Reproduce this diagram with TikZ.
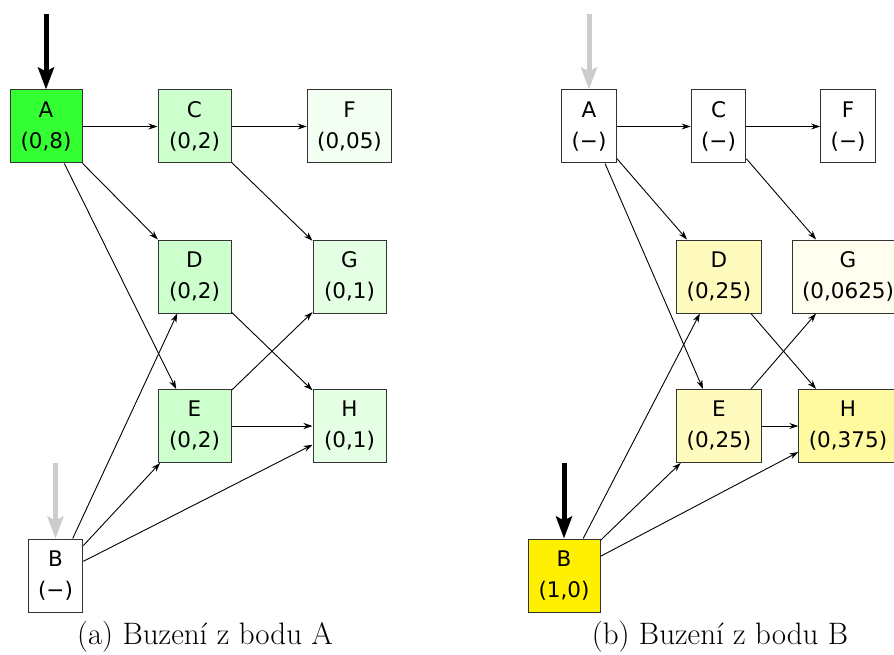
\documentclass[tikz,border=0pt]{standalone}
\usepackage{fontspec}
\setsansfont{DejaVu Sans}
\usetikzlibrary{arrows.meta}
\definecolor{exyel}{RGB}{255,240,0}
\definecolor{exgrn}{RGB}{0,255,0}
\tikzset{
  box/.style={draw=black!80, line width=1pt, minimum height=73pt, inner xsep=10pt, inner ysep=0pt,
    align=center, font=\sffamily\fontsize{21.5}{31}\selectfont, anchor=center},
  edge/.style={-{Stealth[length=9pt,width=6pt]}, line width=0.9pt},
  excite/.style={-{Stealth[length=22pt,width=16pt,inset=4pt]}, line width=5pt, black},
  noexcite/.style={-{Stealth[length=22pt,width=16pt,inset=4pt]}, line width=5pt, black!20},
  captiontext/.style={font=\fontsize{31}{36}\selectfont}
}
\begin{document}
\begin{tikzpicture}[x=1pt,y=-1pt]
\clip (0,0) rectangle (894,655);
\fill[white] (0,0) rectangle (894,655);
% ---------- panel (a)
\node[box, fill=exgrn!80, minimum width=72pt] (aA) at (46,126.5) {A\\(0,8)};
\node[box, fill=exgrn!20, minimum width=73pt] (aC) at (194.5,126.5) {C\\(0,2)};
\node[box, fill=exgrn!5] (aF) at (349.5,126.5) {F\\(0,05)};
\node[box, fill=exgrn!20, minimum width=73pt] (aD) at (194.5,276.5) {D\\(0,2)};
\node[box, fill=exgrn!10, minimum width=73pt] (aG) at (349.5,276.5) {G\\(0,1)};
\node[box, fill=exgrn!20, minimum width=73pt] (aE) at (194.5,426) {E\\(0,2)};
\node[box, fill=exgrn!10, minimum width=73pt] (aH) at (349.5,426) {H\\(0,1)};
\node[box, fill=white] (aB) at (55.5,575.5) {B\\(−)};
\coordinate (aAin) at (46,14);
\coordinate (aBin) at (55.5,463);
\draw[excite] (aAin) -- (aA.north);
\draw[noexcite] (aBin) -- (aB.north);
\foreach \s/\t in {A/C,C/F,A/D,A/E,C/G,D/H,E/G,E/H,B/D,B/E,B/H}
  \draw[edge] (a\s) -- (a\t);
\node[captiontext] (acap) at (205,637) {(a) Buzení z bodu A};
% ---------- panel (b)
\node[box, fill=white] (bA) at (589,126.5) {A\\(−)};
\node[box, fill=white] (bC) at (718.5,126.5) {C\\(−)};
\node[box, fill=white] (bF) at (848,126.5) {F\\(−)};
\node[box, fill=exyel!25] (bD) at (719,276.5) {D\\(0,25)};
\node[box, fill=exyel!6.25] (bG) at (848,276.5) {G\\(0,0625)};
\node[box, fill=exyel!25] (bE) at (719,426) {E\\(0,25)};
\node[box, fill=exyel!37.5] (bH) at (848,426) {H\\(0,375)};
\node[box, fill=exyel, minimum width=72pt] (bB) at (564,575.5) {B\\(1,0)};
\coordinate (bAin) at (589,14);
\coordinate (bBin) at (564,463);
\draw[noexcite] (bAin) -- (bA.north);
\draw[excite] (bBin) -- (bB.north);
\foreach \s/\t in {A/C,C/F,A/D,A/E,C/G,D/H,E/G,E/H,B/D,B/E,B/H}
  \draw[edge] (b\s) -- (b\t);
\node[captiontext] (bcap) at (720,637) {(b) Buzení z bodu B};
\end{tikzpicture}
\end{document}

═══

[EXERCISE REQUIREMENTS] Restate the whole listing above exactly, except for its images.

[WRITTEN SOLUTION]
Reproduce this diagram with TikZ.
\documentclass[tikz,border=0pt]{standalone}
\usepackage{fontspec}
\setsansfont{DejaVu Sans}
\usetikzlibrary{arrows.meta}
\definecolor{exyel}{RGB}{255,240,0}
\definecolor{exgrn}{RGB}{0,255,0}
\tikzset{
  box/.style={draw=black!80, line width=1pt, minimum height=73pt, inner xsep=10pt, inner ysep=0pt,
    align=center, font=\sffamily\fontsize{21.5}{31}\selectfont, anchor=center},
  edge/.style={-{Stealth[length=9pt,width=6pt]}, line width=0.9pt},
  excite/.style={-{Stealth[length=22pt,width=16pt,inset=4pt]}, line width=5pt, black},
  noexcite/.style={-{Stealth[length=22pt,width=16pt,inset=4pt]}, line width=5pt, black!20},
  captiontext/.style={font=\fontsize{31}{36}\selectfont}
}
\begin{document}
\begin{tikzpicture}[x=1pt,y=-1pt]
\clip (0,0) rectangle (894,655);
\fill[white] (0,0) rectangle (894,655);
% ---------- panel (a)
\node[box, fill=exgrn!80, minimum width=72pt] (aA) at (46,126.5) {A\\(0,8)};
\node[box, fill=exgrn!20, minimum width=73pt] (aC) at (194.5,126.5) {C\\(0,2)};
\node[box, fill=exgrn!5] (aF) at (349.5,126.5) {F\\(0,05)};
\node[box, fill=exgrn!20, minimum width=73pt] (aD) at (194.5,276.5) {D\\(0,2)};
\node[box, fill=exgrn!10, minimum width=73pt] (aG) at (349.5,276.5) {G\\(0,1)};
\node[box, fill=exgrn!20, minimum width=73pt] (aE) at (194.5,426) {E\\(0,2)};
\node[box, fill=exgrn!10, minimum width=73pt] (aH) at (349.5,426) {H\\(0,1)};
\node[box, fill=white] (aB) at (55.5,575.5) {B\\(−)};
\coordinate (aAin) at (46,14);
\coordinate (aBin) at (55.5,463);
\draw[excite] (aAin) -- (aA.north);
\draw[noexcite] (aBin) -- (aB.north);
\foreach \s/\t in {A/C,C/F,A/D,A/E,C/G,D/H,E/G,E/H,B/D,B/E,B/H}
  \draw[edge] (a\s) -- (a\t);
\node[captiontext] (acap) at (205,637) {(a) Buzení z bodu A};
% ---------- panel (b)
\node[box, fill=white] (bA) at (589,126.5) {A\\(−)};
\node[box, fill=white] (bC) at (718.5,126.5) {C\\(−)};
\node[box, fill=white] (bF) at (848,126.5) {F\\(−)};
\node[box, fill=exyel!25] (bD) at (719,276.5) {D\\(0,25)};
\node[box, fill=exyel!6.25] (bG) at (848,276.5) {G\\(0,0625)};
\node[box, fill=exyel!25] (bE) at (719,426) {E\\(0,25)};
\node[box, fill=exyel!37.5] (bH) at (848,426) {H\\(0,375)};
\node[box, fill=exyel, minimum width=72pt] (bB) at (564,575.5) {B\\(1,0)};
\coordinate (bAin) at (589,14);
\coordinate (bBin) at (564,463);
\draw[noexcite] (bAin) -- (bA.north);
\draw[excite] (bBin) -- (bB.north);
\foreach \s/\t in {A/C,C/F,A/D,A/E,C/G,D/H,E/G,E/H,B/D,B/E,B/H}
  \draw[edge] (b\s) -- (b\t);
\node[captiontext] (bcap) at (720,637) {(b) Buzení z bodu B};
\end{tikzpicture}
\end{document}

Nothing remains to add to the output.